Dynamics of spherical gas bubbles in a cluster under an increase in the surrounding liquid pressure

Abstract

The influence of the hydrodynamic interaction of spherical gas bubbles in linear, circular and ball-shaped clusters under a sudden increase in the surrounding liquid pressure is studied. The centers of the bubbles are located at the nodes of a uniform one-dimensional mesh on a segment of a straight line in the linear clusters, at the nodes of a uniform two-dimensional mesh inside a circular region of a plane in the circular clusters and at nodes of a uniform three-dimensional mesh inside a spherical region in the ball-shaped clusters. Initially, the liquid and the bubbles are at rest, the liquid pressure is 1 bar, the bubble radius is 0.25 mm, and the size of the mesh cells is 5 mm.
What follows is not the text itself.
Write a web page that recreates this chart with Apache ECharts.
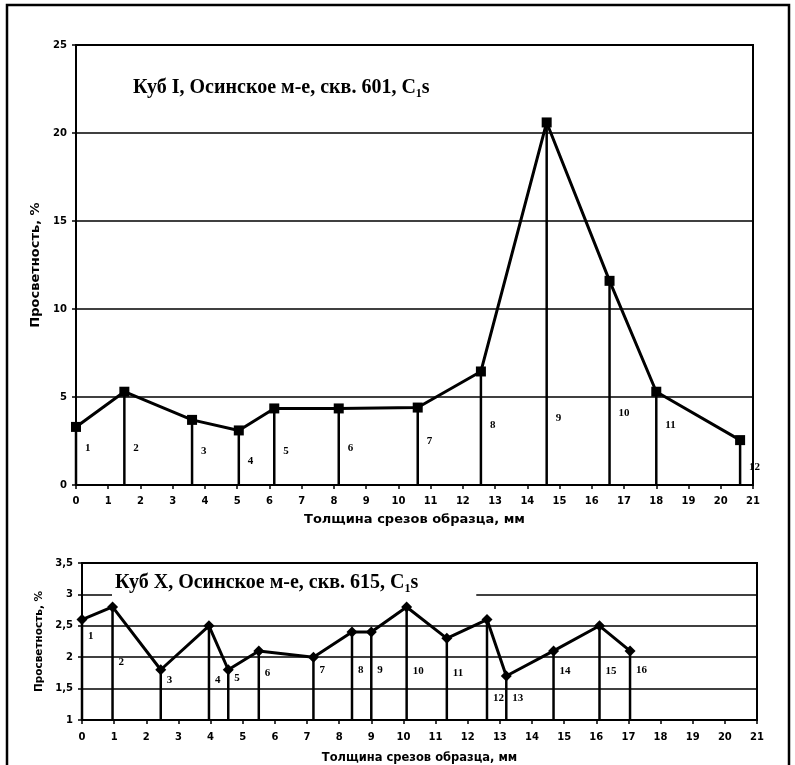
<!DOCTYPE html>
<html>
<head>
<meta charset="utf-8">
<script src="https://cdn.jsdelivr.net/npm/echarts@6/dist/echarts.min.js"></script>
<style>
  html, body { margin: 0; padding: 0; background: #fff; }
  #chart { width: 795px; height: 765px; }
</style>
</head>
<body>
<div id="chart"></div>
<script>
// Куб I, скв. 601
const topDepth = [0, 1.5, 3.6, 5.05, 6.15, 8.15, 10.6, 12.56, 14.6, 16.55, 18.0, 20.6];
const topValue = [3.3, 5.3, 3.7, 3.1, 4.35, 4.35, 4.4, 6.45, 20.6, 11.6, 5.3, 2.55];
const topLabelLevel = [2.1, 2.1, 1.9, 1.35, 1.9, 2.1, 2.5, 3.4, 3.8, 4.1, 3.4, 1.0];

// Куб X, скв. 615
const bottomDepth = [0, 0.95, 2.45, 3.95, 4.55, 5.5, 7.2, 8.4, 9.0, 10.1, 11.35, 12.6, 13.2, 14.67, 16.1, 17.05];
const bottomValue = [2.6, 2.8, 1.8, 2.5, 1.8, 2.1, 2.0, 2.4, 2.4, 2.8, 2.3, 2.6, 1.7, 2.1, 2.5, 2.1];
const bottomLabelLevel = [2.33, 1.92, 1.64, 1.64, 1.66, 1.75, 1.8, 1.8, 1.8, 1.77, 1.75, 1.34, 1.34, 1.77, 1.77, 1.79];

const xName = 'Толщина срезов образца, мм';
const yName = 'Просветность, %';

const chart = echarts.init(document.getElementById('chart'));

const tickFont = { color: '#000', fontFamily: 'DejaVu Sans', fontWeight: 'bold', fontSize: 10 };
const nameFont = { color: '#000', fontFamily: 'DejaVu Sans', fontWeight: 'bold' };

// vertical drop line from the axis to each point, plus the sample number beside it
const stemRenderer = (yMin, offset) => (params, api) => {
  const top = api.coord([api.value(0), api.value(1)]);
  const base = api.coord([api.value(0), yMin]);
  const lab = api.coord([api.value(0), api.value(2)]);
  return {
    type: 'group',
    children: [
      {
        type: 'line',
        shape: { x1: base[0], y1: base[1], x2: top[0], y2: top[1] },
        style: { stroke: '#000', lineWidth: 2.5 },
      },
      {
        type: 'text',
        x: lab[0] + offset,
        y: lab[1],
        style: {
          text: String(params.dataIndex + 1),
          fill: '#000',
          font: 'bold 11px "Liberation Serif"',
          align: 'left',
          verticalAlign: 'middle',
        },
      },
    ],
  };
};

const titleRich = {
  t: { fontFamily: 'Liberation Serif', fontWeight: 'bold', fontSize: 20, lineHeight: 24, color: '#000' },
  s: { fontFamily: 'Liberation Serif', fontWeight: 'bold', fontSize: 12, lineHeight: 12, verticalAlign: 'bottom', color: '#000' },
};

const commaFmt = (v) => String(v).replace('.', ',');

chart.setOption({
  animation: false,
  backgroundColor: '#fff',
  title: [
    {
      text: '{t|Куб I, Осинское м-е, скв. 601, C}{s|1}{t|s}',
      left: 133,
      top: 76,
      padding: 0,
      textStyle: { rich: titleRich },
    },
    {
      text: '{t|Куб X, Осинское м-е, скв. 615, C}{s|1}{t|s}',
      left: 112,
      top: 569,
      padding: [2, 58, 4, 3],
      backgroundColor: '#fff',
      textStyle: { rich: titleRich },
      z: 10,
    },
  ],
  graphic: [
    {
      type: 'rect',
      shape: { x: 7, y: 5, width: 782, height: 775 },
      style: { fill: 'none', stroke: '#000', lineWidth: 2.5 },
      z: 100,
    },
  ],
  grid: [
    { left: 76, top: 45, width: 677, height: 440, show: true, borderColor: '#000', borderWidth: 2 },
    { left: 82, top: 563, width: 675, height: 157, show: true, borderColor: '#000', borderWidth: 2 },
  ],
  xAxis: [
    {
      gridIndex: 0,
      type: 'value',
      min: 0,
      max: 21,
      interval: 1,
      name: xName,
      nameLocation: 'middle',
      nameGap: 28,
      nameTextStyle: { ...nameFont, fontSize: 13 },
      axisLine: { lineStyle: { color: '#000', width: 2 } },
      axisTick: { length: 4, lineStyle: { color: '#000', width: 1.5 } },
      axisLabel: { ...tickFont, margin: 11 },
      splitLine: { show: false },
    },
    {
      gridIndex: 1,
      type: 'value',
      min: 0,
      max: 21,
      interval: 1,
      name: xName,
      nameLocation: 'middle',
      nameGap: 32,
      nameTextStyle: { ...nameFont, fontSize: 11.5 },
      axisLine: { lineStyle: { color: '#000', width: 2 } },
      axisTick: { length: 4, lineStyle: { color: '#000', width: 1.5 } },
      axisLabel: { ...tickFont, margin: 12 },
      splitLine: { show: false },
    },
  ],
  yAxis: [
    {
      gridIndex: 0,
      type: 'value',
      min: 0,
      max: 25,
      interval: 5,
      name: yName,
      nameLocation: 'middle',
      nameGap: 30,
      nameTextStyle: { ...nameFont, fontSize: 13 },
      axisLine: { show: true, lineStyle: { color: '#000', width: 2 } },
      axisTick: { show: true, length: 4, lineStyle: { color: '#000', width: 1.5 } },
      axisLabel: { ...tickFont, margin: 9 },
      splitLine: { lineStyle: { color: '#000', width: 1.5 } },
    },
    {
      gridIndex: 1,
      type: 'value',
      min: 1,
      max: 3.5,
      interval: 0.5,
      name: yName,
      nameLocation: 'middle',
      nameGap: 33,
      nameTextStyle: { ...nameFont, fontSize: 10.5 },
      axisLine: { show: true, lineStyle: { color: '#000', width: 2 } },
      axisTick: { show: true, length: 4, lineStyle: { color: '#000', width: 1.5 } },
      axisLabel: { ...tickFont, margin: 9, formatter: commaFmt },
      splitLine: { lineStyle: { color: '#000', width: 1.5 } },
    },
  ],
  series: [
    {
      type: 'custom',
      xAxisIndex: 0,
      yAxisIndex: 0,
      renderItem: stemRenderer(0, 9),
      data: topDepth.map((d, i) => [d, topValue[i], topLabelLevel[i]]),
      z: 2,
    },
    {
      type: 'line',
      xAxisIndex: 0,
      yAxisIndex: 0,
      data: topDepth.map((d, i) => [d, topValue[i]]),
      symbol: 'rect',
      symbolSize: 10,
      itemStyle: { color: '#000' },
      lineStyle: { color: '#000', width: 3 },
      z: 3,
    },
    {
      type: 'custom',
      xAxisIndex: 1,
      yAxisIndex: 1,
      renderItem: stemRenderer(1, 6),
      data: bottomDepth.map((d, i) => [d, bottomValue[i], bottomLabelLevel[i]]),
      z: 2,
    },
    {
      type: 'line',
      xAxisIndex: 1,
      yAxisIndex: 1,
      data: bottomDepth.map((d, i) => [d, bottomValue[i]]),
      symbol: 'diamond',
      symbolSize: 11,
      itemStyle: { color: '#000' },
      lineStyle: { color: '#000', width: 3 },
      z: 3,
    },
  ],
});
</script>
</body>
</html>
The pressure rises by 0.8 bar. A mathematical model is applied, in which the dynamics of bubbles is described by the second-order ODEs in the radii of the bubbles and the position-vectors of their centers. It is shown that the radial oscillations of the bubbles in the clusters are significantly different from those of a single bubble. In particular, the period of their oscillations is longer, their damping is non-monotonic (with beats). The amplitudes of the oscillations and their beats are much greater in the central bubbles of the clusters than in the peripheral ones. The process of decay of the radial oscillations of the central bubbles in the circular and ball-shaped clusters begins with the phase of their amplification, during which the bubble pressure maximum becomes higher than the maximum achieved during the oscillations of a single bubble. Moreover, with growing number of bubbles in these clusters, the rate of damping of their oscillations decreases, and the oscillation beat frequency of both the central and peripheral bubbles increases.